___ Given data ___

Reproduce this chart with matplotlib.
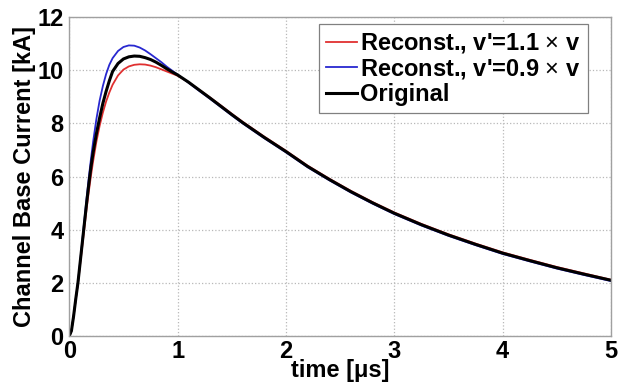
import matplotlib
matplotlib.use("Agg")
import matplotlib.pyplot as plt

plt.rcParams['font.family'] = ['Liberation Sans', 'DejaVu Sans']
plt.rcParams['mathtext.fontset'] = 'custom'
plt.rcParams['mathtext.rm'] = 'Liberation Sans'

time_us = [0, 0.02, 0.04, 0.06, 0.08, 0.10, 0.12, 0.14, 0.16, 0.18, 0.20, 0.22,
           0.25, 0.28, 0.31, 0.34, 0.37, 0.40, 0.45, 0.50, 0.55, 0.60, 0.65, 0.70,
           0.75, 0.80, 0.85, 0.90, 0.95, 1.0, 1.1, 1.2, 1.3, 1.4, 1.5, 1.6, 1.8,
           2.0, 2.2, 2.4, 2.6, 2.8, 3.0, 3.25, 3.5, 3.75, 4.0, 4.25, 4.5, 4.75, 5.0]

original = [0, 0.2, 0.75, 1.4, 2.0, 2.75, 3.5, 4.25, 5.0, 5.7, 6.35, 6.9,
            7.6, 8.2, 8.75, 9.2, 9.6, 9.95, 10.25, 10.42, 10.5, 10.53, 10.52, 10.47,
            10.4, 10.3, 10.18, 10.05, 9.93, 9.82, 9.55, 9.25, 8.95, 8.64, 8.33, 8.03, 7.47,
            6.94, 6.38, 5.89, 5.43, 5.01, 4.62, 4.19, 3.80, 3.45, 3.12, 2.84, 2.57, 2.33, 2.10]

reconst_11 = [0, 0.2, 0.75, 1.38, 1.97, 2.68, 3.38, 4.08, 4.78, 5.42, 6.02, 6.57,
              7.3, 7.9, 8.4, 8.82, 9.16, 9.45, 9.8, 10.02, 10.14, 10.2, 10.22, 10.21,
              10.17, 10.11, 10.03, 9.95, 9.87, 9.79, 9.55, 9.26, 8.97, 8.67, 8.36, 8.06, 7.5,
              6.97, 6.41, 5.92, 5.46, 5.04, 4.65, 4.22, 3.83, 3.48, 3.15, 2.87, 2.60, 2.36, 2.12]

reconst_09 = [0, 0.2, 0.75, 1.4, 2.0, 2.78, 3.58, 4.38, 5.18, 5.95, 6.65, 7.3,
              8.15, 8.85, 9.4, 9.85, 10.2, 10.45, 10.72, 10.87, 10.93, 10.92, 10.85, 10.74,
              10.6, 10.45, 10.3, 10.13, 9.98, 9.83, 9.53, 9.22, 8.92, 8.61, 8.30, 8.0, 7.44,
              6.91, 6.35, 5.86, 5.40, 4.98, 4.59, 4.16, 3.77, 3.42, 3.09, 2.81, 2.54, 2.30, 2.07]

labels = [r"Reconst., v'=1.1 $\times$ v", r"Reconst., v'=0.9 $\times$ v", "Original"]
x_ticks = [0, 1, 2, 3, 4, 5]
y_ticks = [0, 2, 4, 6, 8, 10, 12]

fig = plt.figure(figsize=(6.24, 3.85), dpi=100)
ax = fig.add_axes([0.111, 0.127, 0.868, 0.829])

ax.plot(time_us, reconst_11, color='#e03030', lw=1.3, label=labels[0])
ax.plot(time_us, reconst_09, color='#2828d0', lw=1.3, label=labels[1])
ax.plot(time_us, original, color='black', lw=2.2, label=labels[2])

ax.set_xlim(0, 5)
ax.set_ylim(0, 12)
ax.set_xticks(x_ticks)
ax.set_yticks(y_ticks)
ax.tick_params(axis='both', length=0, labelsize=17)
ax.tick_params(axis='x', pad=3)
ax.tick_params(axis='y', pad=4)
for lab in ax.get_xticklabels() + ax.get_yticklabels():
    lab.set_fontweight('bold')

ax.grid(True, color='#b8b8b8', linestyle=':', linewidth=0.9)
for s in ax.spines.values():
    s.set_color('#a0a0a0')
    s.set_linewidth(1.0)

ax.set_xlabel('time [\u03bcs]', fontsize=17, fontweight='bold', labelpad=-3)
ax.set_ylabel('Channel Base Current [kA]', fontsize=17, fontweight='bold', labelpad=1)

leg = ax.legend(loc='upper right', bbox_to_anchor=(0.957, 0.977),
                prop={'weight': 'bold', 'size': 17}, handlelength=1.3,
                handletextpad=0.15, labelspacing=0.08, borderpad=0.3,
                borderaxespad=0.0,
                fancybox=False, framealpha=1.0, edgecolor='#808080')
leg.get_frame().set_linewidth(0.9)

fig.savefig('out.png', dpi=100)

___

## [Short exercise]
Set the lines above down again, word for word, from the first through the one containing "plt.rcParams['mathtext.rm'] = 'Liberation"; pictures excluded.

## [Output below]
Reproduce this chart with matplotlib.
import matplotlib
matplotlib.use("Agg")
import matplotlib.pyplot as plt

plt.rcParams['font.family'] = ['Liberation Sans', 'DejaVu Sans']
plt.rcParams['mathtext.fontset'] = 'custom'
plt.rcParams['mathtext.rm'] = 'Liberation Sans'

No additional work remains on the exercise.